**Your objective**
The material below holds a span beginning at the line with "Write the React, TypeScript" and ending at the line with "import * as". Quote that span exactly, both ends included, and only that span.

**Provided data**
▶
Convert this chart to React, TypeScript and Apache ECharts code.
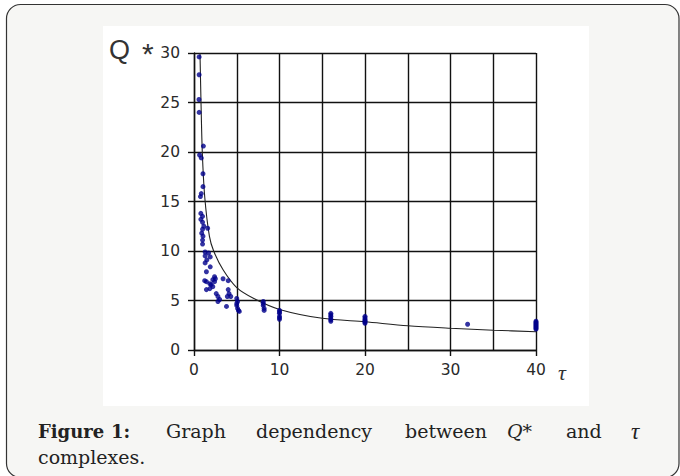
◀
▶
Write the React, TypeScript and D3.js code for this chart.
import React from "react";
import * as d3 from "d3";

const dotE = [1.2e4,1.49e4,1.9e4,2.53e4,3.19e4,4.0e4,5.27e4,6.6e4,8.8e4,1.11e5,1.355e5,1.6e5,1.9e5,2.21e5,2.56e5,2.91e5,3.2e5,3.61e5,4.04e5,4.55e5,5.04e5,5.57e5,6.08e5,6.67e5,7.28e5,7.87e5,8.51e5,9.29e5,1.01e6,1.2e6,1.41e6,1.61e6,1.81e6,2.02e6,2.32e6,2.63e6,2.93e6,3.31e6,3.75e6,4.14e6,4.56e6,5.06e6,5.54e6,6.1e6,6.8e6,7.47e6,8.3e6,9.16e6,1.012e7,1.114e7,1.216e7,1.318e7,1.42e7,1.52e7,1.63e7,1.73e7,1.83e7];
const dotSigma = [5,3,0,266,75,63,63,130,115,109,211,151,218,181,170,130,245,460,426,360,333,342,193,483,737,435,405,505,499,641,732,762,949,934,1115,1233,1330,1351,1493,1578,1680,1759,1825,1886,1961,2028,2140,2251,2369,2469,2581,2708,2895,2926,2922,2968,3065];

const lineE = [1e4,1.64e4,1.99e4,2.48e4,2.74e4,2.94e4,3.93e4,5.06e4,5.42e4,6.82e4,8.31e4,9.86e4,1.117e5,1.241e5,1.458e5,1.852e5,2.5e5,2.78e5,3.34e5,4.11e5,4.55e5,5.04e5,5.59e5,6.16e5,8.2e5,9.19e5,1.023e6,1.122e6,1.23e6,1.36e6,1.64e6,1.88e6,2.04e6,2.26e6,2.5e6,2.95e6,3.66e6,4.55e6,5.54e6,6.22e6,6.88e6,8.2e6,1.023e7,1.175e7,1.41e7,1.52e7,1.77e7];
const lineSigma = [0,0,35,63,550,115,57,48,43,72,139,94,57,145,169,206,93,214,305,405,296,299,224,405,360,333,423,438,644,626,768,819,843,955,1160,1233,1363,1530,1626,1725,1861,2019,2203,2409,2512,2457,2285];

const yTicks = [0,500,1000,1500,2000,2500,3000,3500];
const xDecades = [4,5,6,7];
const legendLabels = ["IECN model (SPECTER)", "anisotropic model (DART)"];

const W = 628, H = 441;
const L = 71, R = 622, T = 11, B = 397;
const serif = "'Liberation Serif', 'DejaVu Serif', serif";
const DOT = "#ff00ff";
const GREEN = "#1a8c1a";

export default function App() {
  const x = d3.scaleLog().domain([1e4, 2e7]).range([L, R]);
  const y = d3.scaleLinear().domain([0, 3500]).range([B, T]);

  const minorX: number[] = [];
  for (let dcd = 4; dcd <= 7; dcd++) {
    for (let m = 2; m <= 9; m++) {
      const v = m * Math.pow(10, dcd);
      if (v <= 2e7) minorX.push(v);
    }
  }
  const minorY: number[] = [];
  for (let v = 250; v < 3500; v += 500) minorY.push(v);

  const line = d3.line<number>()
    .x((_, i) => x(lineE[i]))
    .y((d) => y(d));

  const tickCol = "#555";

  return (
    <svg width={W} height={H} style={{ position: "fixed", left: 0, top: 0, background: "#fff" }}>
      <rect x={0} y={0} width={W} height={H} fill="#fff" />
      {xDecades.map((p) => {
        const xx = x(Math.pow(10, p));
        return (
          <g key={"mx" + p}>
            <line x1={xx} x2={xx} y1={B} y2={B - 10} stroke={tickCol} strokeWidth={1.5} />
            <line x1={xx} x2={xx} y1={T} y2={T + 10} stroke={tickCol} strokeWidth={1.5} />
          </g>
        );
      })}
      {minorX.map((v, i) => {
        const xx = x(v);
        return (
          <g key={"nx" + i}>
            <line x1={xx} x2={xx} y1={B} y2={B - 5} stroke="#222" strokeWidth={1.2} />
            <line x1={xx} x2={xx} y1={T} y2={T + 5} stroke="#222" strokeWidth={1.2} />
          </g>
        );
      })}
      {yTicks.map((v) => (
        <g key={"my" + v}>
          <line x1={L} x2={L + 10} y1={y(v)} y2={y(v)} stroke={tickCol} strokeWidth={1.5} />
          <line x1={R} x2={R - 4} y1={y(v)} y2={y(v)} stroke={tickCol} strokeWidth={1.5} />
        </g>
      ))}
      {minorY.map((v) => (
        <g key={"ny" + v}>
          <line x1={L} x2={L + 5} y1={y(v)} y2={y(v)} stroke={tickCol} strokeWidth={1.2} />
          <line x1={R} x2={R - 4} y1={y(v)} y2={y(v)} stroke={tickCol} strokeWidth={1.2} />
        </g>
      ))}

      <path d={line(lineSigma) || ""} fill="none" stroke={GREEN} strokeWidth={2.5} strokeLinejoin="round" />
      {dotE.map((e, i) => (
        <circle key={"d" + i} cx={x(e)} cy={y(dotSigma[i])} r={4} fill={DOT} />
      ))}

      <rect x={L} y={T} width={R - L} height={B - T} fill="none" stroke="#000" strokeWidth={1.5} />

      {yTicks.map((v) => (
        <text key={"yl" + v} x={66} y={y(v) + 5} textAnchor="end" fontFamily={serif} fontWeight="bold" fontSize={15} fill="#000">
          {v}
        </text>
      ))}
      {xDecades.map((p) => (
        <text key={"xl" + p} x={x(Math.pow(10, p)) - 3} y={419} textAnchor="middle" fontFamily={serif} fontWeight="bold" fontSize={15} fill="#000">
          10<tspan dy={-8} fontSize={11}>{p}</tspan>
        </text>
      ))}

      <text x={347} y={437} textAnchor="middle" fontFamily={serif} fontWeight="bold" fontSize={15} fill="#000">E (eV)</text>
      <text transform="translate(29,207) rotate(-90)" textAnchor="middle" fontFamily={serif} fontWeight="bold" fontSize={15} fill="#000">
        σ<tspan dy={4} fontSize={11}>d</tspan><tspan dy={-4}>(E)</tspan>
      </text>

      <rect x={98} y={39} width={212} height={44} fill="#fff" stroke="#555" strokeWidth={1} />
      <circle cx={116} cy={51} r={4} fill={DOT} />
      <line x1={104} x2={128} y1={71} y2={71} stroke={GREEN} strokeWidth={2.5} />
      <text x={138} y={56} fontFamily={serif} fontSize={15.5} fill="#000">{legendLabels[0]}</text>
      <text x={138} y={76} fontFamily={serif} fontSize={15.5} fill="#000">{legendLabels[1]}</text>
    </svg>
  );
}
◀
▶
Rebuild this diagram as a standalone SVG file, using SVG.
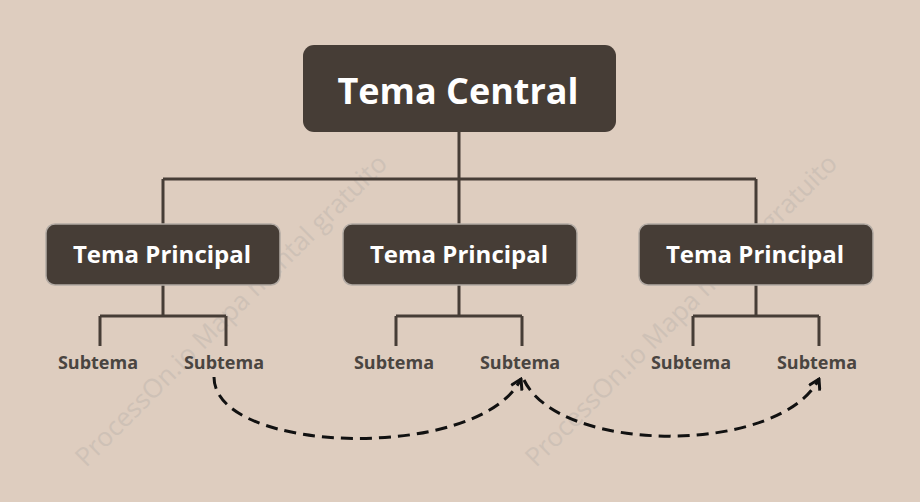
◀
**Answer**
Write the React, TypeScript and D3.js code for this chart.
import React from "react";
import * as d3 from "d3";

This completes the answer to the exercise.